┌─ INFORMATION PROVIDED
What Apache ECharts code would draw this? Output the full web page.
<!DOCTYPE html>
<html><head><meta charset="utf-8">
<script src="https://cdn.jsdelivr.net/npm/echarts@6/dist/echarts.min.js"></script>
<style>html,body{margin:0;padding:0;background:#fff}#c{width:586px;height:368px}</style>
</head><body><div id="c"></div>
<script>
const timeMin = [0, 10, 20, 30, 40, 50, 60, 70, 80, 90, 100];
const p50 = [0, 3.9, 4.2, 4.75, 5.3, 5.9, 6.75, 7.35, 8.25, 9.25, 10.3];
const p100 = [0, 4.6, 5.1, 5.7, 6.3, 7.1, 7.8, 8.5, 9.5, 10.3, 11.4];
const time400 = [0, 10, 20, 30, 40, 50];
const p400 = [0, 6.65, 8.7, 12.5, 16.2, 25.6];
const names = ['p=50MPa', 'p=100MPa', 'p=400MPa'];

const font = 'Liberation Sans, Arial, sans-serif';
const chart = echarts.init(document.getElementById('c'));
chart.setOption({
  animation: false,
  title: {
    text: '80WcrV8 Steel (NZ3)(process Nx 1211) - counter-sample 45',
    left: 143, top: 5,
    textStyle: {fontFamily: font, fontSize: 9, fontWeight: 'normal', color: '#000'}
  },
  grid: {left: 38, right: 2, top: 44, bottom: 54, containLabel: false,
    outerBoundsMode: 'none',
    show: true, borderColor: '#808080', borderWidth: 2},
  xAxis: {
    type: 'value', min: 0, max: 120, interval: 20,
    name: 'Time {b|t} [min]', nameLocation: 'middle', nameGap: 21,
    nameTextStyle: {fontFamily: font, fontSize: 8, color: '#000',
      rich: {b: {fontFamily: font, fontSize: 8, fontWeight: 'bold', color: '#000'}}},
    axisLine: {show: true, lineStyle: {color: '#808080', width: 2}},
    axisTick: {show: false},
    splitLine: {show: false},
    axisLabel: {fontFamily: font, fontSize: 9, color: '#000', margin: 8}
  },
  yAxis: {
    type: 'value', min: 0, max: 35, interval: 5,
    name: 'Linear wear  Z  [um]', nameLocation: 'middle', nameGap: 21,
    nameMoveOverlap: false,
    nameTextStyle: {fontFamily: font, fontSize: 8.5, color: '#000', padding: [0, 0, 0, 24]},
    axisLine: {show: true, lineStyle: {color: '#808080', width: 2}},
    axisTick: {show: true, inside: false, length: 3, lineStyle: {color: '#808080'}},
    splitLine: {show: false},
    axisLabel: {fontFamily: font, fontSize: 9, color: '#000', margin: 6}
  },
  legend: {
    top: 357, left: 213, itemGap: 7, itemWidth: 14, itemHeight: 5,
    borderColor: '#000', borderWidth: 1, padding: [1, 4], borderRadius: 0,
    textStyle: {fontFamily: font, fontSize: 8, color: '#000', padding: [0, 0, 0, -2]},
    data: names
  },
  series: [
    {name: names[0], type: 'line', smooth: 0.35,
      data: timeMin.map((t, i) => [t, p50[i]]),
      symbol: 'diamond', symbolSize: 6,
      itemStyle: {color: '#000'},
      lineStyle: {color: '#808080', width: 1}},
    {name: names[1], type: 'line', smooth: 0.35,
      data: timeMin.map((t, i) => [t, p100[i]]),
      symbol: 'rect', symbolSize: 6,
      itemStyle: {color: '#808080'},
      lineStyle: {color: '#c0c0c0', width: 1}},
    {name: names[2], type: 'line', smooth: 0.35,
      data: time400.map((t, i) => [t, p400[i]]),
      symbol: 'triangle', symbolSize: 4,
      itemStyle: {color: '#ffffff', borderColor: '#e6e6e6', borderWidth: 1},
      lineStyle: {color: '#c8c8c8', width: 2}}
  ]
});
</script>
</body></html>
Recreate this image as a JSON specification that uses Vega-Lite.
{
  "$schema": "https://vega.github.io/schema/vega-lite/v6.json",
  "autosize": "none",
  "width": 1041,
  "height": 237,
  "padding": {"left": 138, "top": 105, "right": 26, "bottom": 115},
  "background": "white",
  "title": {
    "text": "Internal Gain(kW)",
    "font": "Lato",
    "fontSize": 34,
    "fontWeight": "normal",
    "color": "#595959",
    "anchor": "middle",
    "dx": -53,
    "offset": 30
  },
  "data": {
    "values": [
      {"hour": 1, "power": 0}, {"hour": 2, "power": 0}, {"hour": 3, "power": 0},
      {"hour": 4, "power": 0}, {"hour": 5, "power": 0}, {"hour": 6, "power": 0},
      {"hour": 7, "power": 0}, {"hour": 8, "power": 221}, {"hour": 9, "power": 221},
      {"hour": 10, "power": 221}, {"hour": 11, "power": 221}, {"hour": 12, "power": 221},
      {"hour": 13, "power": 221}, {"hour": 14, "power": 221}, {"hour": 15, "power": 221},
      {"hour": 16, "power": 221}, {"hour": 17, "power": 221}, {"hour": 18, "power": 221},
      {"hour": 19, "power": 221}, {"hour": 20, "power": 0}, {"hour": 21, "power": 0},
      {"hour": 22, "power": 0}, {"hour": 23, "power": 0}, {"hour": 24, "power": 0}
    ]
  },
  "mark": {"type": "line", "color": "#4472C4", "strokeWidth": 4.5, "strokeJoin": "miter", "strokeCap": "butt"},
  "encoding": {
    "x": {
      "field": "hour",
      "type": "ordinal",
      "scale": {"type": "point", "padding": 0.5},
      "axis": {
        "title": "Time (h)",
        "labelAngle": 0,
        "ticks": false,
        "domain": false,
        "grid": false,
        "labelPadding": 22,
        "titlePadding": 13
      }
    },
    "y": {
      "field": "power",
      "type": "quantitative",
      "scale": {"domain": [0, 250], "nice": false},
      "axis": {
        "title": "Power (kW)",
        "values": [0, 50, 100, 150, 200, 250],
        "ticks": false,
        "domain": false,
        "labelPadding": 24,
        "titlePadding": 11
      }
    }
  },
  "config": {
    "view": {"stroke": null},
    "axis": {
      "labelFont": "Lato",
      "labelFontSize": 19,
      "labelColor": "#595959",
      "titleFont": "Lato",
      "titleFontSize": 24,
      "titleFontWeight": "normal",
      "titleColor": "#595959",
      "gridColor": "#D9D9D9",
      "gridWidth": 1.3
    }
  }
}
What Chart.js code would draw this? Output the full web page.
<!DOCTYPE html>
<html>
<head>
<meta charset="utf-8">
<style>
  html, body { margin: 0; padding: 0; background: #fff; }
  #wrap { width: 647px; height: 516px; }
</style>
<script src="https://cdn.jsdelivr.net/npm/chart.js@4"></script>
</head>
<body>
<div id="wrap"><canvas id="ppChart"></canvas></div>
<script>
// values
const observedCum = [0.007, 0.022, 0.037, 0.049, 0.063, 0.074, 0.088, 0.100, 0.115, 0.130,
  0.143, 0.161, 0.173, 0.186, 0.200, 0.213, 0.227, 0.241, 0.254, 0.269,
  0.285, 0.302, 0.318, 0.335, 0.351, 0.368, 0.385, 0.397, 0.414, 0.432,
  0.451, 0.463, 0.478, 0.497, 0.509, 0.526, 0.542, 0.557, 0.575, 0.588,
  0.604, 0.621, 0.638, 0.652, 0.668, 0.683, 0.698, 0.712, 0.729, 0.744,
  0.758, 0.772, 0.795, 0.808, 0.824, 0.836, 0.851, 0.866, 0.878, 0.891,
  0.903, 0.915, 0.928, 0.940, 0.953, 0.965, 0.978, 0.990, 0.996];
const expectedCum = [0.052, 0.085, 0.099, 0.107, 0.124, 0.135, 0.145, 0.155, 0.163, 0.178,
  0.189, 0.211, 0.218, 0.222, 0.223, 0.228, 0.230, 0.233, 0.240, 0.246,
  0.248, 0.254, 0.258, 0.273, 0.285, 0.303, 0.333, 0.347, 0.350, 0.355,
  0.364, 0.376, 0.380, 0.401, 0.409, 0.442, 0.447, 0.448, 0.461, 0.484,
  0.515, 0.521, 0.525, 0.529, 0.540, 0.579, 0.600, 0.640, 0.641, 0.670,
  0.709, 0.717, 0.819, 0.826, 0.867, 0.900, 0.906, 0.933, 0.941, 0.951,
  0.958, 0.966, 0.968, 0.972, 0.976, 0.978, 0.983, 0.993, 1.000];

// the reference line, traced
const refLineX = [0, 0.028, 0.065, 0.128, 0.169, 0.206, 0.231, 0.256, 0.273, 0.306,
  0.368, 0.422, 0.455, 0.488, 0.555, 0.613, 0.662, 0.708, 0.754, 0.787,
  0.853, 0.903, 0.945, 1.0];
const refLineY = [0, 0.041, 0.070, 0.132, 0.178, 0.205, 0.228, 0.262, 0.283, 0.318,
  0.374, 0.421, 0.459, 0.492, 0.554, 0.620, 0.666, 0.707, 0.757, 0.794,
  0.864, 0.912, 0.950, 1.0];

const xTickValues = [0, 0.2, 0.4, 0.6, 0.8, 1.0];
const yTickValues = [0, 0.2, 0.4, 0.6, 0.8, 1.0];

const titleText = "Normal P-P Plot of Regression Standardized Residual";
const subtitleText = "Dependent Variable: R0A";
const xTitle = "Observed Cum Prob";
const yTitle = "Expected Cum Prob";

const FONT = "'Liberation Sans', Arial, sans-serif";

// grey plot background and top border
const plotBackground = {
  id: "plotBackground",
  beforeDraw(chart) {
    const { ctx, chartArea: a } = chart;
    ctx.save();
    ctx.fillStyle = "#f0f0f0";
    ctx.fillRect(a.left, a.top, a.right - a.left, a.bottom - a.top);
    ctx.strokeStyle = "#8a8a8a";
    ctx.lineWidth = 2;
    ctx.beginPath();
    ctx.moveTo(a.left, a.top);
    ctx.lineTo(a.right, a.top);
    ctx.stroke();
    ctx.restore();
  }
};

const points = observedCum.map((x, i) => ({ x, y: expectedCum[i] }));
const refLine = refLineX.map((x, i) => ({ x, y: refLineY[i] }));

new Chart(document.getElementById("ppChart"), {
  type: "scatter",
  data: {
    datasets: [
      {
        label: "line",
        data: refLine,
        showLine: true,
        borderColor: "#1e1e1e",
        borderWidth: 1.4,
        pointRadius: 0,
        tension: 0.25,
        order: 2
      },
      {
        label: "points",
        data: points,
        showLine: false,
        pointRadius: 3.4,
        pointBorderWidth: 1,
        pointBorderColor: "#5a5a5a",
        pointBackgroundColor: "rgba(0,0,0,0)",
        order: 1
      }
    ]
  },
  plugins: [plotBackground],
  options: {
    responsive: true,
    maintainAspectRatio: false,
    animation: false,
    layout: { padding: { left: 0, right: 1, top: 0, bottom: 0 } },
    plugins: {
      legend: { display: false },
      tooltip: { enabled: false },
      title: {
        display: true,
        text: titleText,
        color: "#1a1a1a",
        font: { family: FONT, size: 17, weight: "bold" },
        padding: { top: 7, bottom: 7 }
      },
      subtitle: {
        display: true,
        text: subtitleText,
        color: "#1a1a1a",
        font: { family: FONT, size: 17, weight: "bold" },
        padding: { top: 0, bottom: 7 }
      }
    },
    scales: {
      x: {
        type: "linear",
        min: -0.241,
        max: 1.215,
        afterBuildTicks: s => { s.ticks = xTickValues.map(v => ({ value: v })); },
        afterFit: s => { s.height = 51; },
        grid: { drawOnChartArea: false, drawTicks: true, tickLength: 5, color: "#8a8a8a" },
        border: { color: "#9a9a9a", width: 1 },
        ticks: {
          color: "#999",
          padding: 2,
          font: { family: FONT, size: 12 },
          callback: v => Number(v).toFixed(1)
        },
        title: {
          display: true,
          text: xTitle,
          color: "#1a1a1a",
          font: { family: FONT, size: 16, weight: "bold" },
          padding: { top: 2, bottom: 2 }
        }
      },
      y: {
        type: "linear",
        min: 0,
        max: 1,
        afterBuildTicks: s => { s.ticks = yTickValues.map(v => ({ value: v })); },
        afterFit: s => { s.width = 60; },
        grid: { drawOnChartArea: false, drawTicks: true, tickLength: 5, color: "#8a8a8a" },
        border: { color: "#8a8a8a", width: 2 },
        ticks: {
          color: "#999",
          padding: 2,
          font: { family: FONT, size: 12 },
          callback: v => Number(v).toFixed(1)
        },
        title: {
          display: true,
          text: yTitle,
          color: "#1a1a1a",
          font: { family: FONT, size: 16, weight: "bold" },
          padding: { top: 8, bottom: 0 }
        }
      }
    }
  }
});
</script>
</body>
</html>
└─
STATED PROBLEM:
Look through the entries above; copy every line holding the string "Output".

FINAL ANSWER:
What Apache ECharts code would draw this? Output the full web page.
What Chart.js code would draw this? Output the full web page.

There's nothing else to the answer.